The JHU however has been known for its nationalistic views?
A. It was because that was what was promoted by President Mahinda Rajapaksa. Having won the war, you do not become the leader of one community you need to be the leader of all. He however, only was catering to 2% of the majority community, the majority of the Sinhalese want to live in peace with all as one nation.
So would you say that the common opposition is diluting the communal politics of these parties?
A. Yes and that would happen with the limitation of the district PR system on which communalism thrives.
A President who thinks in terms of communal politics encourages it. A President like Maithripala who is prepared to rise above all this will give us a better future. The JHU is moving away from its communal past, they are concerned about territorial integrity of the country which we are too, as we are Sri Lankans. With a just and fair ruler, all parties can drop their communalism and trust the leader. That is the future we are envisaging. It is difficult, but that is the challenge, to rise above 100 years of communalism. The Sinhalese Sports club and the Moors Sports Club existed long before the SLMC, and then we had the Muslim, Missionary and Buddhist schools to complement them. We need to bring about a country where all are equal, and nobody looks at you only in terms of the community you come from but trusts the leader and works towards a better country.

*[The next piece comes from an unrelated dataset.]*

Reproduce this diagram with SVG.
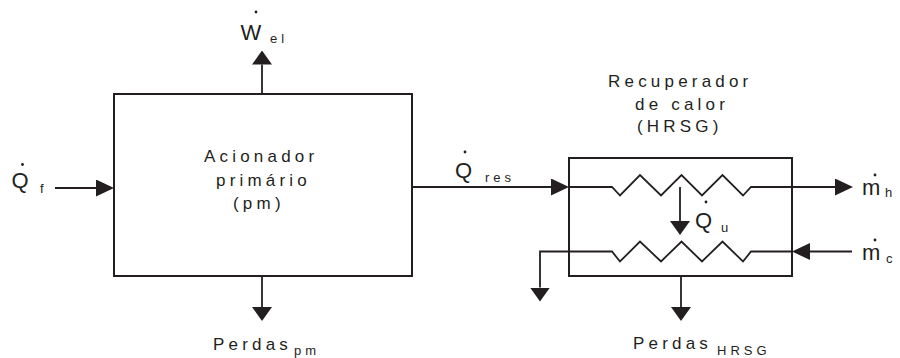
<svg xmlns="http://www.w3.org/2000/svg" width="900" height="358" viewBox="0 0 900 358">
<style>
.box{fill:none;stroke:#231f20;stroke-width:2}
.ln{fill:none;stroke:#231f20;stroke-width:1.8;stroke-linejoin:miter}
.lbl{font-family:"Liberation Sans",Arial,sans-serif;font-size:17px;letter-spacing:4.2px;fill:#231f20}
.sym{font-family:"Liberation Sans",Arial,sans-serif;font-size:22px;fill:#231f20}
.sub{font-family:"Liberation Sans",Arial,sans-serif;font-size:13px;letter-spacing:4px;fill:#231f20}
.dot{fill:#231f20}
</style>
<defs>
<marker id="ah" markerUnits="userSpaceOnUse" markerWidth="18" markerHeight="17" viewBox="0 0 18 17" refX="0" refY="8.5" orient="auto">
<path d="M0,0 L18,8.5 L0,17 Z" fill="#231f20"/>
</marker>
<marker id="av" markerUnits="userSpaceOnUse" markerWidth="14" markerHeight="20" viewBox="0 0 14 20" refX="0" refY="10" orient="auto">
<path d="M0,0 L14,10 L0,20 Z" fill="#231f20"/>
</marker>
</defs>

<g id="acionador">
<rect class="box" x="114" y="94" width="298" height="182"/>
<text class="lbl" x="204" y="162">Acionador</text>
<text class="lbl" x="216" y="185.7">primário</text>
<text class="lbl" x="233" y="208.5">(pm)</text>
</g>

<g id="hrsg">
<rect class="box" x="569" y="158" width="223" height="118"/>
<text class="lbl" x="608" y="87">Recuperador</text>
<text class="lbl" x="635" y="110">de calor</text>
<text class="lbl" x="637" y="132">(HRSG)</text>
</g>

<g id="w_el">
<circle class="dot" cx="256" cy="12" r="1.4"/>
<text class="sym" x="240.5" y="40">W</text>
<text class="sub" x="270" y="43">el</text>
</g>

<g id="q_f">
<circle class="dot" cx="22.5" cy="164.5" r="1.4"/>
<text class="sym" x="11.5" y="187.5">Q</text>
<text class="sub" x="40" y="193">f</text>
</g>

<g id="q_res">
<circle class="dot" cx="465" cy="152" r="1.4"/>
<text class="sym" x="455" y="178">Q</text>
<text class="sub" x="485" y="182">res</text>
</g>

<g id="q_u">
<circle class="dot" cx="706" cy="202" r="1.4"/>
<text class="sym" x="695" y="228">Q</text>
<text class="sub" x="721" y="232">u</text>
</g>

<g id="m_h">
<circle class="dot" cx="875" cy="175" r="1.4"/>
<text class="sym" x="862" y="195">m</text>
<text class="sub" x="885" y="197">h</text>
</g>

<g id="m_c">
<circle class="dot" cx="875" cy="240" r="1.4"/>
<text class="sym" x="862" y="260">m</text>
<text class="sub" x="886" y="263">c</text>
</g>

<g id="perdas_pm">
<text class="lbl" x="213" y="350">Perdas</text>
<text class="sub" x="294" y="355">pm</text>
</g>

<g id="perdas_hrsg">
<text class="lbl" x="633" y="348.5">Perdas</text>
<text class="sub" x="717" y="355">HRSG</text>
</g>

<g id="connectors">
<line class="ln" x1="262" y1="94" x2="262" y2="64.5" marker-end="url(#av)"/>
<line class="ln" x1="262" y1="276" x2="262" y2="307" marker-end="url(#av)"/>
<line class="ln" x1="55" y1="188" x2="96" y2="188" marker-end="url(#ah)"/>
<line class="ln" x1="412" y1="187" x2="551" y2="187" marker-end="url(#ah)"/>
<polyline class="ln" points="569,187 612,187 620,195.5 640,175 661,195.5 681.5,175 702,195.5 722.5,175 743,195.5 751,187 835,187" marker-end="url(#ah)"/>
<line class="ln" x1="680" y1="187" x2="680" y2="221" marker-end="url(#av)"/>
<line class="ln" x1="852" y1="251.5" x2="810" y2="251.5" marker-end="url(#ah)"/>
<polyline class="ln" points="792,251.5 751,251.5 743,261.5 722.5,241.5 702,261.5 681.5,241.5 661,261.5 640,241.5 620,261.5 612,251.5 540,251.5 540,287.5" marker-end="url(#av)"/>
<line class="ln" x1="681" y1="276" x2="681" y2="307" marker-end="url(#av)"/>
</g>
</svg>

I am unhappy with the approach of
Dr. Dayan Jayatillake who has expressed the view that the abolishment of the Executive Presidency is beneficial to the minorities. He has ignored the fact that the abolishment would go along with the removal of the District PR system as a whole and then restoration of the First-Past-the-Post system and limited PR. I feel that under this system and with a good leader we need not be worried about communal forces re-emerging. So, I am surprised to find that intellectuals like
Dr. Jayatillake operating from a position of distrust and drawing the attention of the majority community to it. He is raising communal fears based on a ‘majoritarian perspective’; this is something that you don’t expect from an intellectual such as him.